Antoni Daimiel 25 de julho de 2021

Uma bola ameaça a supremacia do beisebol como um reflexo das mudanças sociais que a juventude cubana vem experimentando. O jornalista Antoni Daimiel explorou Zulueta, onde o futebol cubano é venerado. O futebol também é um símbolo das mudanças recentes. Os jogadores que residem no exterior já podem jogar por Cuba. Uma decisão histórica em Havana.

Cuba
Foto: Yuleidy Malleza.

Em meados de abril de 2012, um documentário da Facultad de Comunicación da Universidad de la Habana realizou uma pesquisa, coordenada pelo aluno Julio Batista Rodríguez, que não deixou dúvidas sobre uma nova e revolucionária realidade social em Cuba: a maioria dos cubanos com menos de 40 anos mostram uma maior predileção pelo futebol do que pelo beisebol. Sete em cada dez entrevistados conseguiram dizer, por exemplo, os últimos três campeões da Liga dos Campeões. Na mesma época, a rádio nacional Radio Coco entrevistou quase 2.000 pessoas perguntando sobre o evento esportivo que mais despertou o interesse na televisão. O resultado foi 43,5% para um clássico entre Barcelona e Real Madrid, enquanto 18% para Cuba x EUA do World Baseball Classic. É a demonstração oficial que a febre do futebol invadiu os cubanos desde os últimos anos do século XX, uma nova tendência aceita pelas autoridades esportivas e que não deve ser subestimada se levarmos em conta que o beisebol tem sido, há mais de meio século, o estandarte das vitórias esportivas, o esporte dos revolucionários contra o inimigo e vizinho do norte. Cuba está mudando.

A frota automobilística vem se renovando, é possível comprar e vender carros e casas. Casas de show de reggaeton estão lotando, com ingressos a 80 euros. Muitos emigrados da Flórida visitam a ilha, seu país de origem, nos finais de semana com suas famílias e amigos. Novos restaurantes e bares com estética europeia, e os cuentapropistas e autônomos se multiplicam. Concomitantemente, o gosto esportivo dos cubanos vem mudando lenta e progressivamente, há pelo menos uma década. Trata-se de uma febre que atinge as últimas gerações, principalmente graças à influência do futebol europeu, e coincide com o período do boom da Premier League, dos galácticos do Real Madrid e das eras de Ronaldinho e Messi no FC Barcelona.

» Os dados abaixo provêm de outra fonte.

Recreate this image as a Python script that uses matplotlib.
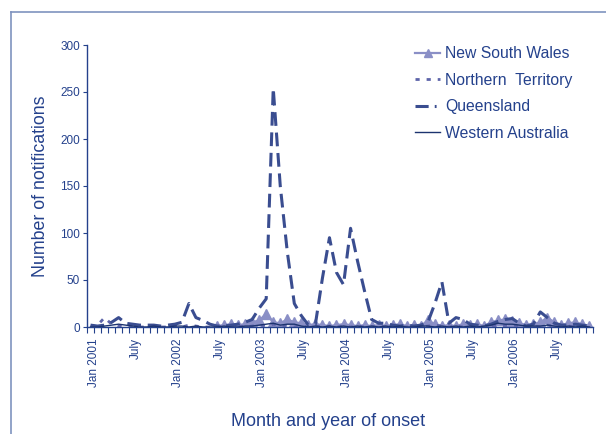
import matplotlib
matplotlib.use("Agg")
import matplotlib.pyplot as plt
import matplotlib.transforms as mtransforms
from matplotlib.lines import Line2D
import numpy as np

plt.rcParams['font.family'] = ['Liberation Sans', 'DejaVu Sans']

# Monthly notifications, January 2001 to December 2006
years = [2001, 2002, 2003, 2004, 2005, 2006]
month_names = ["Jan", "Feb", "Mar", "Apr", "May", "Jun",
               "Jul", "Aug", "Sep", "Oct", "Nov", "Dec"]

nsw = [None] * 18 + [
    1, 2, 3, 2, 3, 5,
    7, 14, 5, 4, 8, 5, 4, 2, 3, 2, 1, 2,
    3, 2, 1, 2, 1, 2, 1, 2, 3, 1, 2, 1,
    7, 3, 1, 2, 1, 3, 2, 3, 1, 5, 7, 8,
    6, 4, 2, 3, 5, 10, 5, 2, 4, 5, 3, 1,
]
nt = [
    0, 2, 10, 3, 1, 0, 1, 0, 0, 1, 0, 0,
    1, 0, 2, 1, 0, 0, 1, 0, 0, 1, 0, 1,
    2, 1, 3, 2, 1, 0, 1, 0, 1, 0, 1, 0,
    1, 0, 1, 0, 0, 1, 0, 1, 0, 0, 1, 0,
    1, 2, 1, 0, 1, 0, 1, 0, 0, 1, 2, 1,
    2, 1, 0, 1, 0, 2, 1, 0, 1, 0, 1, 0,
]
qld = [
    2, 1, 2, 5, 10, 4, 3, 2, 2, 2, 1, 2,
    3, 5, 25, 10, 7, 3, 1, 1, 2, 3, 5, 8,
    20, 30, 254, 150, 80, 25, 12, 2, 3, 52, 95, 58,
    45, 105, 70, 38, 8, 4, 4, 2, 1, 2, 1, 2,
    5, 25, 48, 4, 10, 8, 3, 2, 1, 3, 6, 8,
    9, 4, 1, 3, 16, 10, 4, 2, 2, 3, 2, 1,
]
wa = [
    0, 0, 1, 2, 3, 2, 1, 0, 0, 1, 0, 0,
    1, 1, 0, 1, 0, 0, 0, 1, 0, 0, 1, 1,
    2, 3, 4, 2, 3, 3, 1, 0, 1, 0, 1, 0,
    1, 0, 1, 0, 1, 0, 1, 0, 1, 0, 0, 1,
    1, 0, 1, 0, 1, 0, 1, 0, 1, 2, 4, 3,
    3, 2, 1, 1, 1, 2, 1, 0, 1, 0, 1, 0,
]

month_labels = []
for y in years:
    for m in month_names:
        month_labels.append(f"{m} {y}")
tick_labels = [f"Jan {y}" if i % 2 == 0 else "July"
               for y in years for i in range(2)]

text_blue = "#24418c"
c_nsw = "#8a8fc6"
c_nt = "#5d64a9"
c_qld = "#3a4d90"
c_wa = "#1c336f"

fig = plt.figure(figsize=(6.06, 4.34), dpi=100)
W, H = 606, 434

# outer frame
frame_col = "#7f93bf"
fig.add_artist(Line2D([11 / W, 11 / W], [0, 1 - 12 / H], color=frame_col,
                      lw=1.2, transform=fig.transFigure))
fig.add_artist(Line2D([11 / W, 1], [1 - 12 / H, 1 - 12 / H], color=frame_col,
                      lw=1.2, transform=fig.transFigure))

ax = fig.add_axes([87 / W, (H - 327) / H, (593 - 87) / W, 282 / H])
x = np.arange(len(month_labels))

nsw_arr = np.array([np.nan if v is None else v for v in nsw], dtype=float)
h_nsw, = ax.plot(x, nsw_arr, color=c_nsw, lw=1.6, marker="^", ms=7,
                 mec=c_nsw, mfc=c_nsw, zorder=2)
h_nt, = ax.plot(x, nt, color=c_nt, lw=2.0, dashes=(1.5, 2.5), zorder=3)
ax.plot(x, qld, color=c_qld, lw=2.2, dashes=(4.5, 2.2), zorder=4)
h_wa, = ax.plot(x, wa, color=c_wa, lw=1.0, zorder=5)

# legend key for Queensland: long dash followed by a dot
h_qld = Line2D([], [], color=c_qld, lw=2.2, dashes=(4.3, 2.0, 0.6, 2.0))

ax.set_xlim(-0.5, len(month_labels) - 0.5)
ax.set_ylim(0, 300)
ax.set_yticks(range(0, 301, 50))
ax.tick_params(axis="y", colors=text_blue, labelsize=8.5, length=3,
               width=0.8, pad=2)

ax.set_xticks(np.arange(-0.5, len(month_labels), 1.0), minor=True)
ax.set_xticks(np.arange(0, len(month_labels), 6))
ax.set_xticklabels(tick_labels, rotation=90, color=text_blue, fontsize=8.5)
ax.tick_params(axis="x", which="major", length=0, pad=8)
ax.tick_params(axis="x", which="minor", length=4, width=0.8,
               color=text_blue)
shift = mtransforms.ScaledTranslation(3 / 100, 0, fig.dpi_scale_trans)
for lbl in ax.get_xticklabels():
    lbl.set_transform(lbl.get_transform() + shift)

for side in ("top", "right"):
    ax.spines[side].set_visible(False)
for side in ("left", "bottom"):
    ax.spines[side].set_color(text_blue)
    ax.spines[side].set_linewidth(1.0)

ax.set_ylabel("Number of notifications", color=text_blue, fontsize=12.8,
              labelpad=8)
fig.text(328 / W, 1 - 421 / H, "Month and year of onset", color=text_blue,
         fontsize=13, ha="center", va="center")

leg = fig.legend([h_nsw, h_nt, h_qld, h_wa],
                 ["New South Wales", "Northern  Territory", "Queensland",
                  "Western Australia"],
                 loc="upper left", bbox_to_anchor=(415 / W, 1 - 46 / H),
                 frameon=False, fontsize=11.3, handlelength=1.6,
                 handletextpad=0.3, labelspacing=0.74, borderpad=0,
                 borderaxespad=0, markerscale=0.8)
for t in leg.get_texts():
    t.set_color(text_blue)

fig.savefig("out.png", dpi=100)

A primeira Copa do Mundo totalmente televisionada em Cuba foi nos Estados Unidos em 1994. O programa semanal ‘Gol’ na televisão nacional começou a ser transmitido em 1998 e seu diretor e apresentador Reinier González se diz fã do Valencia CF. Este programa, geralmente, transmite alguns jogos das Ligas espanholas, inglesas e italianas, por outro lado, muitas vezes a televisão nacional não oferece jogos da seleção cubana de futebol em torneios como a Copa Ouro da Concacaf, principal torneio de seleções da América do Norte, Central e Caribe. Os cubanos assistem ao melhor futebol do mundo há 15 anos na televisão, oportunidade que não tiveram, por exemplo, com o beisebol ou o basquete, esportes diretamente relacionados à essência e supremacia dos Estados Unidos.

Cuba

Bairros, ruas e parques cubanos são cenário de várias fotos de jovens cubanos jogando futebol. Mesmo porque, Cuba não pôde e não quer ficar alheia aos avanços do futebol global, fenômeno comum – guardada as devidas proporções – em países vizinhos como República Dominicana, Nicarágua, Porto Rico, Venezuela e Panamá e em outras grandes potências, como os Estados Unidos, China e Japão.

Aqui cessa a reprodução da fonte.